White firefighters win $1.2 million award

By Gwen Filosa
Times-Picayune (New Orleans)
Copyright 2007 The Times-Picayune Publishing Company

NEW ORLEANS — The city of New Orleans must pay $1.2 million in back wages and attorneys’ fees to a group of white firefighters who were racially discriminated against when hired in the early 1990s, a federal appeals court said Friday.

The award arises from a lawsuit filed in 1999 by Armand Bourdais and 31 other firefighters who, in 1991, filled out applications to work with the New Orleans Fire Department, yet were made to wait for one year or more to make the cut due to the city’s hiring plan later ruled as a civil rights violation.

In an effort to boost its ranks of black firefighters at the time, the city’s policy in 1991 dictated that the department would hire one African-American for every Caucasian, without first considering an applicant’s qualifications.

That policy led to black applicants getting hired before white applicants who had scored higher on the required aptitude tests. Former Fire Superintendent William McCrossen testified in 1998 for another civil lawsuit that the 1991 applicants were hired using a racial quota system.

Each applicant who sued eventually got a job as a New Orleans firefighter, but the hirings didn’t begin until September 1992. At issue for the white firefighters was that the delay cost them in wages as well as in seniority.

In April 2005, U.S. District Judge Marcel Livaudais Jr. ruled that the city owes the Bourdais group $486,913 in wages, plus interest that began accumulating in 1992. The individual awards range from $779 to $55,403 in back pay.

The city must also pay the plaintiffs’ attorneys, Clement Donelon and Vaughn Cimini, $367,000 in fees and an additional $34,000 for costs and expert witnesses.

Friday’s ruling marks an end to the eight-year litigation, said Donelon, since the city has no other further appeal than the U.S. Supreme Court -- which takes up very few cases each session. In order to appeal to the 5th Circuit, the city told the court that it had set aside $1.5 million to pay the firefighters.

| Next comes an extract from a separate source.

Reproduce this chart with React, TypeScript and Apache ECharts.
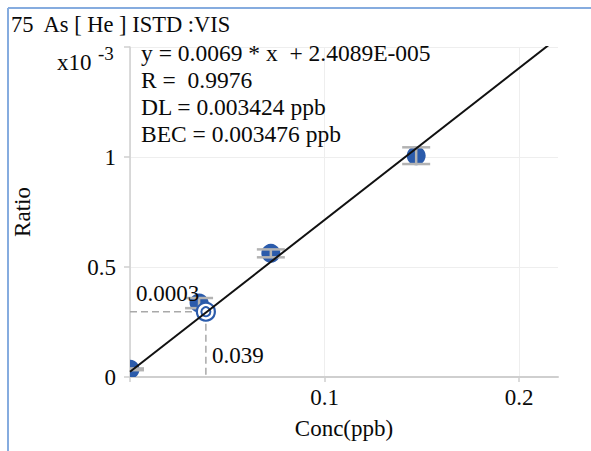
import { useEffect, useRef } from "react";
import * as echarts from "echarts";

// ---- data ----
const titleText = "75  As [ He ] ISTD :VIS";
const equationLines = [
  "y = 0.0069 * x  + 2.4089E-005",
  "R =  0.9976",
  "DL = 0.003424 ppb",
  "BEC = 0.003476 ppb",
];
const stdConc = [0, 0.0355, 0.0724, 0.1471];
const stdRatio = [0.000035, 0.000336, 0.000562, 0.001006];
const stdRatioErr = [0.000004, 0.000023, 0.000018, 0.000038];
const unknownConc = 0.039;
const unknownRatio = 0.000297;
const unknownConcLabel = "0.039";
const unknownRatioLabel = "0.0003";
const fitLineX = [0, 0.22];
const fitLineY = [0.000024, 0.001542];
const xTickValues = [0, 0.1, 0.2];
const xLabelValues = [0.1, 0.2];
const yTickValues = [0, 0.0005, 0.001, 0.0015];
const yLabelValues = [0, 0.0005, 0.001];

const FONT = "Liberation Serif";
const BLUE = "#2b5bab";
const GREY_AXIS = "#cfcfcf";
const INK = "#0a0a0a";

const txt = (text: string, x: number, y: number, size: number, z = 10) => ({
  type: "text",
  x,
  y,
  z,
  style: {
    text,
    fontFamily: FONT,
    fontSize: size,
    fill: INK,
    verticalAlign: "middle",
    textVerticalAlign: "middle",
  },
});

export default function App() {
  const ref = useRef<HTMLDivElement>(null);

  useEffect(() => {
    if (!ref.current) return;
    const chart = echarts.init(ref.current, undefined, { renderer: "svg" });

    const stdData = stdConc.map((c, i) => [c, stdRatio[i], stdRatioErr[i]]);

    const option: any = {
      animation: false,
      backgroundColor: "#ffffff",
      textStyle: { fontFamily: FONT },
      grid: { left: 130, right: 33, top: 47, bottom: 74, outerBoundsMode: "none" },
      xAxis: {
        type: "value",
        min: 0,
        max: 0.22,
        interval: 0.1,
        name: "Conc(ppb)",
        nameLocation: "middle",
        nameGap: 40,
        nameTextStyle: { fontFamily: FONT, fontSize: 23, color: INK },
        axisLine: { show: true, onZero: false, lineStyle: { color: GREY_AXIS, width: 2 } },
        axisTick: { show: true, length: 5, customValues: xTickValues, lineStyle: { color: GREY_AXIS, width: 1.5 } },
        axisLabel: {
          customValues: xLabelValues,
          margin: 9,
          fontFamily: FONT,
          fontSize: 23,
          color: INK,
          formatter: (v: number) => String(Math.round(v * 100) / 100),
        },
        splitLine: { show: true, lineStyle: { color: "#eeeeee", width: 1 } },
      },
      yAxis: {
        type: "value",
        min: 0,
        max: 0.0015,
        interval: 0.0005,
        name: "Ratio",
        nameLocation: "middle",
        nameGap: 96,
        nameRotate: 90,
        nameTextStyle: { fontFamily: FONT, fontSize: 23, color: INK },
        axisLine: { show: true, onZero: false, lineStyle: { color: GREY_AXIS, width: 1.5 } },
        axisTick: { show: true, length: 6, customValues: yTickValues, lineStyle: { color: GREY_AXIS, width: 1.5 } },
        axisLabel: {
          customValues: yLabelValues,
          margin: 14,
          fontFamily: FONT,
          fontSize: 23,
          color: INK,
          formatter: (v: number) => String(Math.round(v * 10000) / 10),
        },
        splitLine: { show: true, lineStyle: { color: "#eeeeee", width: 1 } },
      },
      series: [
        {
          type: "line",
          data: [
            [0, unknownRatio],
            [unknownConc, unknownRatio],
            [unknownConc, 0],
          ],
          symbol: "none",
          lineStyle: { color: "#a9a9a9", width: 1.5, type: [7, 4] },
          silent: true,
          z: 1,
        },
        {
          type: "custom",
          clip: true,
          data: stdData,
          z: 3,
          renderItem: (params: any, api: any) => {
            const x = api.value(0);
            const y = api.value(1);
            const e = api.value(2);
            const c = api.coord([x, y]);
            const t = api.coord([x, y + e]);
            const b = api.coord([x, y - e]);
            const hw = 14;
            const ls = { stroke: "#b3b3b3", lineWidth: 2.5 };
            return {
              type: "group",
              children: [
                { type: "circle", shape: { cx: c[0], cy: c[1], r: 9.5 }, style: { fill: BLUE } },
                { type: "line", shape: { x1: c[0], y1: t[1], x2: c[0], y2: b[1] }, style: ls },
                { type: "line", shape: { x1: c[0] - hw, y1: t[1], x2: c[0] + hw, y2: t[1] }, style: ls },
                { type: "line", shape: { x1: c[0] - hw, y1: b[1], x2: c[0] + hw, y2: b[1] }, style: ls },
              ],
            };
          },
        },
        {
          type: "custom",
          clip: true,
          data: [[unknownConc, unknownRatio]],
          z: 4,
          renderItem: (params: any, api: any) => {
            const c = api.coord([api.value(0), api.value(1)]);
            return {
              type: "group",
              children: [
                { type: "circle", shape: { cx: c[0], cy: c[1], r: 9 }, style: { fill: "#ffffff", stroke: BLUE, lineWidth: 2.2 } },
                { type: "circle", shape: { cx: c[0], cy: c[1], r: 4.5 }, style: { fill: "#ffffff", stroke: BLUE, lineWidth: 2 } },
              ],
            };
          },
        },
        {
          type: "line",
          data: fitLineX.map((x, i) => [x, fitLineY[i]]),
          symbol: "none",
          clip: true,
          lineStyle: { color: "#111111", width: 2 },
          z: 5,
        },
      ],
      graphic: [
        { type: "line", shape: { x1: 8, y1: 8, x2: 591, y2: 8 }, style: { stroke: "#86acdf", lineWidth: 2 } },
        { type: "line", shape: { x1: 8, y1: 8, x2: 8, y2: 451 }, style: { stroke: "#86acdf", lineWidth: 2 } },
        txt(titleText, 11, 24.5, 22.5),
        txt("x10", 57, 62.5, 23),
        txt("-3", 98, 53.5, 19),
        ...equationLines.map((t, i) => txt(t, 141, 52.7 + i * 27, 23.5)),
        txt(unknownRatioLabel, 136, 293.5, 23),
        txt(unknownConcLabel, 212, 355.5, 23),
      ],
    };

    chart.setOption(option);
    return () => chart.dispose();
  }, []);

  return (
    <div
      ref={ref}
      style={{ position: "fixed", left: 0, top: 0, width: 591, height: 451, background: "#fff" }}
    />
  );
}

Prior to 1991, NOFD hired applicants from the eligibility tests, top down, giving no preferential treatment based on race.

The city, run by former Mayor Sidney Barthelemy when Bourdais’ lawsuit was filed, argued that the 1991 group had missed the one-year statute of limitations in which to sue. But a federal court found that they were not properly notified of the quota policy, and should not have been forced to rely on the grapevine or previous lawsuits in order to know of the legal time limit.

The discrimination took place between 1992 and 1995, but Bourdais and his colleagues didn’t file until 1999, when Marc Morial had assumed the mayor’s office. The city’s liability for its 1991 hiring policy was established through two separate and prior lawsuits, specifically when McCrossen testified in 1998.

The 5th Circuit agreed Friday with the lower federal court that the plaintiffs’ time limit to sue the city began with that testimony -- well within the 1999 filing date. While the city argued that the Bourdais group should have learned long before 1998 that the discriminatory hiring policy caused their delay in getting on the payroll, the appeals court ruled otherwise.

“We cannot conclude that these plaintiffs should have known about or should have investigated potential discriminatory hiring claims,” wrote Judge Fortunato Benavides, who was joined by Judges Grady Jolly and Thomas Reavley in affirming the firefighters’ case.

Like the lower federal court, the 5th Circuit panel found that the firefighters aren’t entitled to any lost pensions, since nothing ensures all will put in the 20 years needed to become vested.

Benavides was appointed to the appeals court in 1994 by President Clinton, while Jolly was appointed by President Reagan and Reavley by President Carter.